Records from a data collection
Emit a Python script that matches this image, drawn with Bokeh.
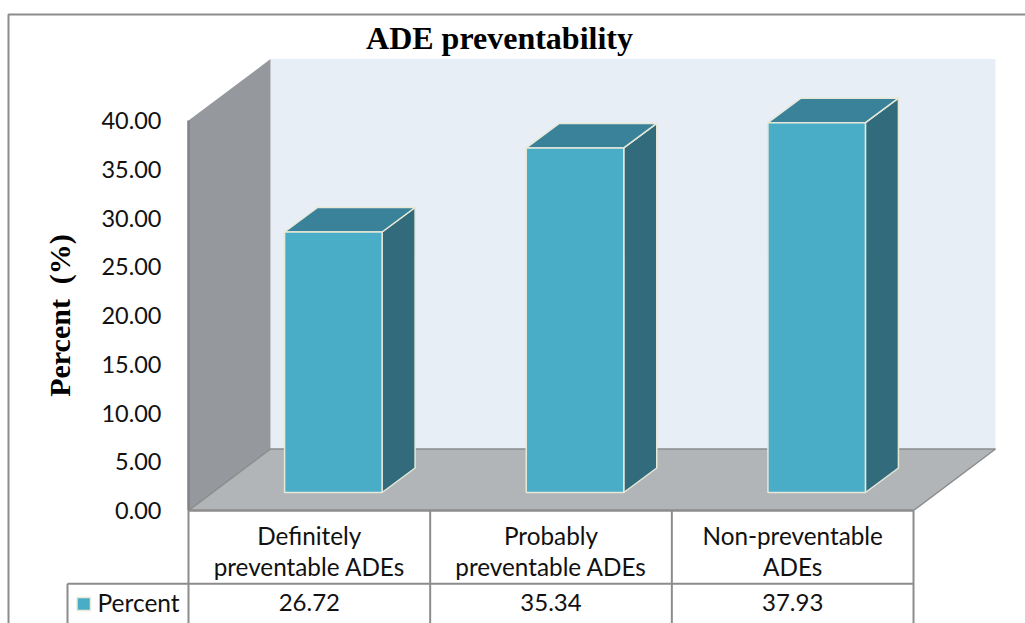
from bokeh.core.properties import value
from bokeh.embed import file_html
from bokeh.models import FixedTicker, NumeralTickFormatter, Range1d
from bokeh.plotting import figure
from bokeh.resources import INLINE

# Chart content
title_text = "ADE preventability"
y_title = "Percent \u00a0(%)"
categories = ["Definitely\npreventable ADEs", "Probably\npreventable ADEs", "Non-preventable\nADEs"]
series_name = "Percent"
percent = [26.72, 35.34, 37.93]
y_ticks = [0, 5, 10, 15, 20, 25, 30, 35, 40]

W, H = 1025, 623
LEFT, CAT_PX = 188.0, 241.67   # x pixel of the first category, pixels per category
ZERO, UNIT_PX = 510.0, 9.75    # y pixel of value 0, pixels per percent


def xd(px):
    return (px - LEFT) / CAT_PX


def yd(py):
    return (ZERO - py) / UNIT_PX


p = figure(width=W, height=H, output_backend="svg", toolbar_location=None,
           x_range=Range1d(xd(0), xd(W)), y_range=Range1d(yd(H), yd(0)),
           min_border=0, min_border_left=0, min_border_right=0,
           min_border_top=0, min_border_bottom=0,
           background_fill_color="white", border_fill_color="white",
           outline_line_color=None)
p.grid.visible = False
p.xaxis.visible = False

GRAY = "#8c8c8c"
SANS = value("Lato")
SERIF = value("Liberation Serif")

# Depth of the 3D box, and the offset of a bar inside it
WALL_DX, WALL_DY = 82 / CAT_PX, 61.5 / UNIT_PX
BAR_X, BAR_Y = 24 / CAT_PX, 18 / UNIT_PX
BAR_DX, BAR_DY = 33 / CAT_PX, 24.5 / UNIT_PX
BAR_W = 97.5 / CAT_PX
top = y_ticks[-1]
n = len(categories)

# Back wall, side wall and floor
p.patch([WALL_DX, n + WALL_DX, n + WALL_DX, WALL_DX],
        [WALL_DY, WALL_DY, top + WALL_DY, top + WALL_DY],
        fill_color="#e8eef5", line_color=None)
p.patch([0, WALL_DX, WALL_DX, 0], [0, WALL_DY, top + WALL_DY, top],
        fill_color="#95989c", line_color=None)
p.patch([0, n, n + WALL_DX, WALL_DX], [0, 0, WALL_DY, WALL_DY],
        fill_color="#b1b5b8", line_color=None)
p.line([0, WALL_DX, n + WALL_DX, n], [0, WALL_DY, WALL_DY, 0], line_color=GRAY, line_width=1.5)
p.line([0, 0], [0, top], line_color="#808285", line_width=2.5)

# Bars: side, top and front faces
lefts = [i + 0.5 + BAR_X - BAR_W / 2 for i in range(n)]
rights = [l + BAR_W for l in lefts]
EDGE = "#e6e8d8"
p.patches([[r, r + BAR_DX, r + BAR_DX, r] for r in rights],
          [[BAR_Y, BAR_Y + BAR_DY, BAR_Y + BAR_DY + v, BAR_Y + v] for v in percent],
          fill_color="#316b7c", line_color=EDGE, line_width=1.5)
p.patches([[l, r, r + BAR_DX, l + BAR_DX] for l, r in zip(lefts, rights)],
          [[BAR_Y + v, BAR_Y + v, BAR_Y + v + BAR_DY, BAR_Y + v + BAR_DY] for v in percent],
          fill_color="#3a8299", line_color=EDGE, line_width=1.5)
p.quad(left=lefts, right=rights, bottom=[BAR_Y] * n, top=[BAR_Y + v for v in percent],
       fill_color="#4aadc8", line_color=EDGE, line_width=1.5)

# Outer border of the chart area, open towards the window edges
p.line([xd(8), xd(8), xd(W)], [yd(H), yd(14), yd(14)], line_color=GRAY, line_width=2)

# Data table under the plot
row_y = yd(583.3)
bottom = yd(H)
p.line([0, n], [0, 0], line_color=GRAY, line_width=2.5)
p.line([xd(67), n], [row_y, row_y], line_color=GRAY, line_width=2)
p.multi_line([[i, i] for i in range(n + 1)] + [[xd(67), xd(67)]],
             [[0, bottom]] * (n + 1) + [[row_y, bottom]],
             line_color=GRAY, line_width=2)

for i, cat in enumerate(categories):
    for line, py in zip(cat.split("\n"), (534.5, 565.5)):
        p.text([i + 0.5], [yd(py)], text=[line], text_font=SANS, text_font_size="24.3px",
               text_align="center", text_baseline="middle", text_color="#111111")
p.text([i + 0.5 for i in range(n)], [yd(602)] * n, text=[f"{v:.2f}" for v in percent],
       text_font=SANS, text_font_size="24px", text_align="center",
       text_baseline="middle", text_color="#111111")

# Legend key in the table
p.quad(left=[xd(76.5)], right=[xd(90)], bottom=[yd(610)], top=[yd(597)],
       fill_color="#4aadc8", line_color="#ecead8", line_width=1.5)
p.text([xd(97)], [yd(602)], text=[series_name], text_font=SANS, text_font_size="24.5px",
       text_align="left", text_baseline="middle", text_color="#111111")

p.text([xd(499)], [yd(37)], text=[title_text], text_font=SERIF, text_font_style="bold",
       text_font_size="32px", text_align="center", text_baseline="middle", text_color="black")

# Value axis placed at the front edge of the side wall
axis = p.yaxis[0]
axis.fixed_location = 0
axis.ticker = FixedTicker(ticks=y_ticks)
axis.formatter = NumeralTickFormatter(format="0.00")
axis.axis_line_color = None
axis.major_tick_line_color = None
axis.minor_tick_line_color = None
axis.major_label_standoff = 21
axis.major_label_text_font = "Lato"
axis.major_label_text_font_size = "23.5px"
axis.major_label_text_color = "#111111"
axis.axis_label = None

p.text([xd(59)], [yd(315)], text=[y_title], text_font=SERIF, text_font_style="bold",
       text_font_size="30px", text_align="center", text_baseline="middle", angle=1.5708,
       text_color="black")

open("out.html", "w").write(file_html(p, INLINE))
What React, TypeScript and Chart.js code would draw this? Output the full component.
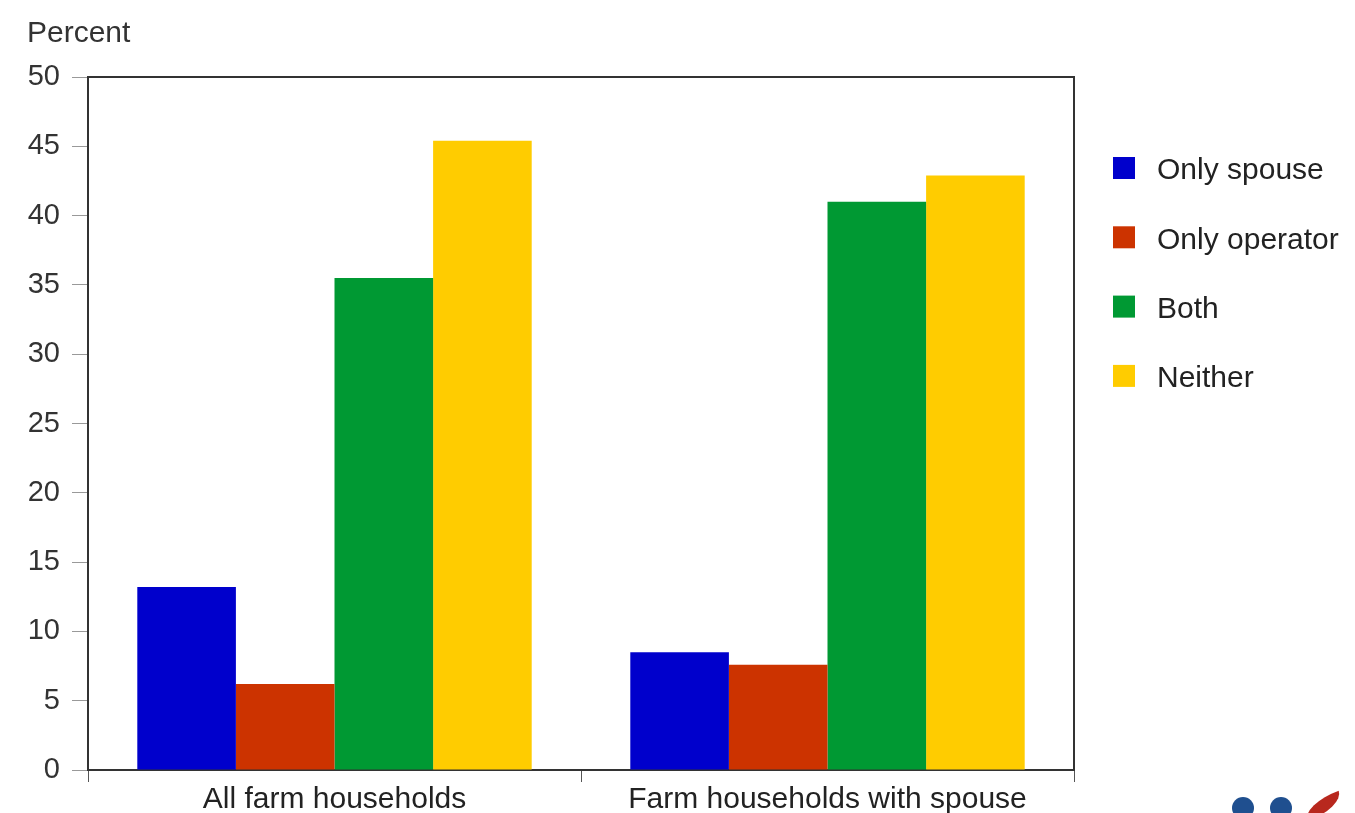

*TO DO*. Write out the listing word for word, omitting the pictures it holds.

*EXERCISE OUTPUT*.
Emit a Python script that matches this image, drawn with Bokeh.
from bokeh.core.properties import value
from bokeh.embed import file_html
from bokeh.models import FixedTicker, NumeralTickFormatter, Range1d
from bokeh.plotting import figure
from bokeh.resources import INLINE

# Chart content
title_text = "ADE preventability"
y_title = "Percent \u00a0(%)"
categories = ["Definitely\npreventable ADEs", "Probably\npreventable ADEs", "Non-preventable\nADEs"]
series_name = "Percent"
percent = [26.72, 35.34, 37.93]
y_ticks = [0, 5, 10, 15, 20, 25, 30, 35, 40]

W, H = 1025, 623
LEFT, CAT_PX = 188.0, 241.67   # x pixel of the first category, pixels per category
ZERO, UNIT_PX = 510.0, 9.75    # y pixel of value 0, pixels per percent


def xd(px):
    return (px - LEFT) / CAT_PX


def yd(py):
    return (ZERO - py) / UNIT_PX


p = figure(width=W, height=H, output_backend="svg", toolbar_location=None,
           x_range=Range1d(xd(0), xd(W)), y_range=Range1d(yd(H), yd(0)),
           min_border=0, min_border_left=0, min_border_right=0,
           min_border_top=0, min_border_bottom=0,
           background_fill_color="white", border_fill_color="white",
           outline_line_color=None)
p.grid.visible = False
p.xaxis.visible = False

GRAY = "#8c8c8c"
SANS = value("Lato")
SERIF = value("Liberation Serif")

# Depth of the 3D box, and the offset of a bar inside it
WALL_DX, WALL_DY = 82 / CAT_PX, 61.5 / UNIT_PX
BAR_X, BAR_Y = 24 / CAT_PX, 18 / UNIT_PX
BAR_DX, BAR_DY = 33 / CAT_PX, 24.5 / UNIT_PX
BAR_W = 97.5 / CAT_PX
top = y_ticks[-1]
n = len(categories)

# Back wall, side wall and floor
p.patch([WALL_DX, n + WALL_DX, n + WALL_DX, WALL_DX],
        [WALL_DY, WALL_DY, top + WALL_DY, top + WALL_DY],
        fill_color="#e8eef5", line_color=None)
p.patch([0, WALL_DX, WALL_DX, 0], [0, WALL_DY, top + WALL_DY, top],
        fill_color="#95989c", line_color=None)
p.patch([0, n, n + WALL_DX, WALL_DX], [0, 0, WALL_DY, WALL_DY],
        fill_color="#b1b5b8", line_color=None)
p.line([0, WALL_DX, n + WALL_DX, n], [0, WALL_DY, WALL_DY, 0], line_color=GRAY, line_width=1.5)
p.line([0, 0], [0, top], line_color="#808285", line_width=2.5)

# Bars: side, top and front faces
lefts = [i + 0.5 + BAR_X - BAR_W / 2 for i in range(n)]
rights = [l + BAR_W for l in lefts]
EDGE = "#e6e8d8"
p.patches([[r, r + BAR_DX, r + BAR_DX, r] for r in rights],
          [[BAR_Y, BAR_Y + BAR_DY, BAR_Y + BAR_DY + v, BAR_Y + v] for v in percent],
          fill_color="#316b7c", line_color=EDGE, line_width=1.5)
p.patches([[l, r, r + BAR_DX, l + BAR_DX] for l, r in zip(lefts, rights)],
          [[BAR_Y + v, BAR_Y + v, BAR_Y + v + BAR_DY, BAR_Y + v + BAR_DY] for v in percent],
          fill_color="#3a8299", line_color=EDGE, line_width=1.5)
p.quad(left=lefts, right=rights, bottom=[BAR_Y] * n, top=[BAR_Y + v for v in percent],
       fill_color="#4aadc8", line_color=EDGE, line_width=1.5)

# Outer border of the chart area, open towards the window edges
p.line([xd(8), xd(8), xd(W)], [yd(H), yd(14), yd(14)], line_color=GRAY, line_width=2)

# Data table under the plot
row_y = yd(583.3)
bottom = yd(H)
p.line([0, n], [0, 0], line_color=GRAY, line_width=2.5)
p.line([xd(67), n], [row_y, row_y], line_color=GRAY, line_width=2)
p.multi_line([[i, i] for i in range(n + 1)] + [[xd(67), xd(67)]],
             [[0, bottom]] * (n + 1) + [[row_y, bottom]],
             line_color=GRAY, line_width=2)

for i, cat in enumerate(categories):
    for line, py in zip(cat.split("\n"), (534.5, 565.5)):
        p.text([i + 0.5], [yd(py)], text=[line], text_font=SANS, text_font_size="24.3px",
               text_align="center", text_baseline="middle", text_color="#111111")
p.text([i + 0.5 for i in range(n)], [yd(602)] * n, text=[f"{v:.2f}" for v in percent],
       text_font=SANS, text_font_size="24px", text_align="center",
       text_baseline="middle", text_color="#111111")

# Legend key in the table
p.quad(left=[xd(76.5)], right=[xd(90)], bottom=[yd(610)], top=[yd(597)],
       fill_color="#4aadc8", line_color="#ecead8", line_width=1.5)
p.text([xd(97)], [yd(602)], text=[series_name], text_font=SANS, text_font_size="24.5px",
       text_align="left", text_baseline="middle", text_color="#111111")

p.text([xd(499)], [yd(37)], text=[title_text], text_font=SERIF, text_font_style="bold",
       text_font_size="32px", text_align="center", text_baseline="middle", text_color="black")

# Value axis placed at the front edge of the side wall
axis = p.yaxis[0]
axis.fixed_location = 0
axis.ticker = FixedTicker(ticks=y_ticks)
axis.formatter = NumeralTickFormatter(format="0.00")
axis.axis_line_color = None
axis.major_tick_line_color = None
axis.minor_tick_line_color = None
axis.major_label_standoff = 21
axis.major_label_text_font = "Lato"
axis.major_label_text_font_size = "23.5px"
axis.major_label_text_color = "#111111"
axis.axis_label = None

p.text([xd(59)], [yd(315)], text=[y_title], text_font=SERIF, text_font_style="bold",
       text_font_size="30px", text_align="center", text_baseline="middle", angle=1.5708,
       text_color="black")

open("out.html", "w").write(file_html(p, INLINE))
What React, TypeScript and Chart.js code would draw this? Output the full component.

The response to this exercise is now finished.